* Begin *

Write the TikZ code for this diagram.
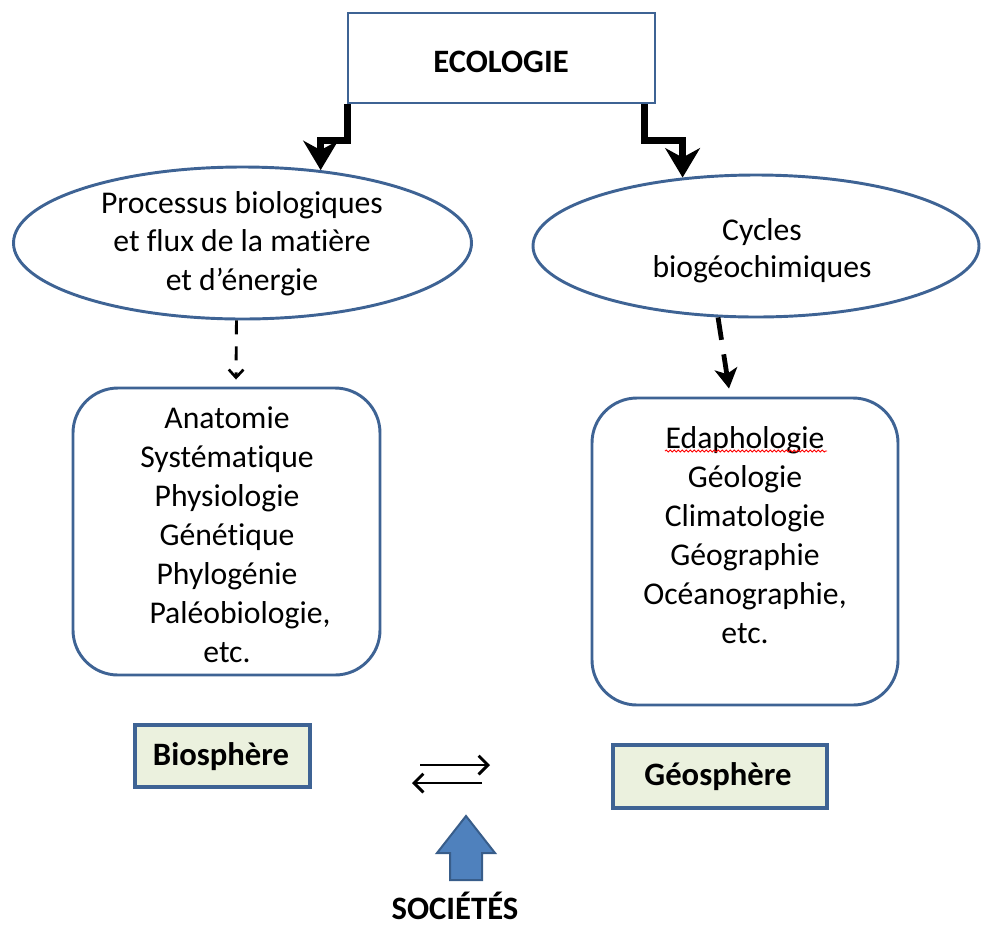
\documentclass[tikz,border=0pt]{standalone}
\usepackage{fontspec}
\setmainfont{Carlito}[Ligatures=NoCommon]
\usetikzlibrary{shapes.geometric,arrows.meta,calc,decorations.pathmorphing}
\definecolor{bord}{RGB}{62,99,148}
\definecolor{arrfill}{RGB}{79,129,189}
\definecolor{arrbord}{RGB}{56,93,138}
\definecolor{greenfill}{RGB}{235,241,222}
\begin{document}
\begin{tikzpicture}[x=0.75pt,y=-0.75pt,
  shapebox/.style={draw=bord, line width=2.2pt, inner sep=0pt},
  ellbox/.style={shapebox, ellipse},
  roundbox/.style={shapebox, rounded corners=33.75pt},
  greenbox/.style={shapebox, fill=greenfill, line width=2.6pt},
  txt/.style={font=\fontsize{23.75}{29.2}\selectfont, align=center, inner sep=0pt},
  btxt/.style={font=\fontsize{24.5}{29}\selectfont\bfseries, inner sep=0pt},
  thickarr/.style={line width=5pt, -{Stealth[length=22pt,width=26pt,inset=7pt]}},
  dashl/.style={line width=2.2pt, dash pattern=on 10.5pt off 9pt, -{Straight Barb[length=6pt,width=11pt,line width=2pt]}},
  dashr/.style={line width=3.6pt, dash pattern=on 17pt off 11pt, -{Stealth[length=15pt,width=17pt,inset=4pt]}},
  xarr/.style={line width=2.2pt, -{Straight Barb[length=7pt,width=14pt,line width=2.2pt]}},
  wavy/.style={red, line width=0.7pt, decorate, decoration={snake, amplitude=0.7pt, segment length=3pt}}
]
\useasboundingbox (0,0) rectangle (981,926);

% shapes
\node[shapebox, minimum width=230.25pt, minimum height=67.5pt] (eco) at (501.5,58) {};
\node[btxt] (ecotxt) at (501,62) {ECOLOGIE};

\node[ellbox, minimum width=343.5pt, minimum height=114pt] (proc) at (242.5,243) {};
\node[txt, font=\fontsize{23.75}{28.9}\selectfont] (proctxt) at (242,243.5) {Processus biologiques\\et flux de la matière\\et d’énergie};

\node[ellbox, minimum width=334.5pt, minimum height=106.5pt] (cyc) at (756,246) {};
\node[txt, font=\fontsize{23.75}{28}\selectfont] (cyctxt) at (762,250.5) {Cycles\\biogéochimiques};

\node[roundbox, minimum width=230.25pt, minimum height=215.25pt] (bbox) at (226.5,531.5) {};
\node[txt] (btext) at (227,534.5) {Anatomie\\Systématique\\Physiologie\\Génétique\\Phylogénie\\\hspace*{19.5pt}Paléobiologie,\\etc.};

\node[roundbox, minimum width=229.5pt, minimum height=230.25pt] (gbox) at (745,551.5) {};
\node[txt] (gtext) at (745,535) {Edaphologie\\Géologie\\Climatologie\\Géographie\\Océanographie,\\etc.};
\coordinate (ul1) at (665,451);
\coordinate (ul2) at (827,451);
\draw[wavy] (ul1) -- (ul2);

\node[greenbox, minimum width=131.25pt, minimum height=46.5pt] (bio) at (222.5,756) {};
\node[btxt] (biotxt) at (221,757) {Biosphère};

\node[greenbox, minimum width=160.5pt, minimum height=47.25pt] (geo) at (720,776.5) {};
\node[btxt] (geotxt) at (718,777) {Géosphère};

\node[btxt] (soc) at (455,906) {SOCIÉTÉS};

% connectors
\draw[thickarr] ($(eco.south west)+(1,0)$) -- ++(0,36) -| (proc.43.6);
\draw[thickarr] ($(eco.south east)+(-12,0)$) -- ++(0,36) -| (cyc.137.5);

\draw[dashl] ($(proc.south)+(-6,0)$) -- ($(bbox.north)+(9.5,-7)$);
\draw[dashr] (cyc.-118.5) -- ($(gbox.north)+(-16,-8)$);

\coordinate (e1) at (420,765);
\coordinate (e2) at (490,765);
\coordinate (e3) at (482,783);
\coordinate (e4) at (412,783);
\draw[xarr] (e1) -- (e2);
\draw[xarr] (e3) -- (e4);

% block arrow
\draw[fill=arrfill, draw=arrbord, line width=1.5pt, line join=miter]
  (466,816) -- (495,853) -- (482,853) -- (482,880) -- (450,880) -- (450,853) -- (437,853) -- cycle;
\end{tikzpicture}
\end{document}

* End *

> **OBJECTIVE**:
Skip the pictures and restate exactly the lines from the beginning of the listing to the line with "(ecotxt) at (501,62)", that line included.

> **EXERCISE OUTPUT**:
Write the TikZ code for this diagram.
\documentclass[tikz,border=0pt]{standalone}
\usepackage{fontspec}
\setmainfont{Carlito}[Ligatures=NoCommon]
\usetikzlibrary{shapes.geometric,arrows.meta,calc,decorations.pathmorphing}
\definecolor{bord}{RGB}{62,99,148}
\definecolor{arrfill}{RGB}{79,129,189}
\definecolor{arrbord}{RGB}{56,93,138}
\definecolor{greenfill}{RGB}{235,241,222}
\begin{document}
\begin{tikzpicture}[x=0.75pt,y=-0.75pt,
  shapebox/.style={draw=bord, line width=2.2pt, inner sep=0pt},
  ellbox/.style={shapebox, ellipse},
  roundbox/.style={shapebox, rounded corners=33.75pt},
  greenbox/.style={shapebox, fill=greenfill, line width=2.6pt},
  txt/.style={font=\fontsize{23.75}{29.2}\selectfont, align=center, inner sep=0pt},
  btxt/.style={font=\fontsize{24.5}{29}\selectfont\bfseries, inner sep=0pt},
  thickarr/.style={line width=5pt, -{Stealth[length=22pt,width=26pt,inset=7pt]}},
  dashl/.style={line width=2.2pt, dash pattern=on 10.5pt off 9pt, -{Straight Barb[length=6pt,width=11pt,line width=2pt]}},
  dashr/.style={line width=3.6pt, dash pattern=on 17pt off 11pt, -{Stealth[length=15pt,width=17pt,inset=4pt]}},
  xarr/.style={line width=2.2pt, -{Straight Barb[length=7pt,width=14pt,line width=2.2pt]}},
  wavy/.style={red, line width=0.7pt, decorate, decoration={snake, amplitude=0.7pt, segment length=3pt}}
]
\useasboundingbox (0,0) rectangle (981,926);

% shapes
\node[shapebox, minimum width=230.25pt, minimum height=67.5pt] (eco) at (501.5,58) {};
\node[btxt] (ecotxt) at (501,62) {ECOLOGIE};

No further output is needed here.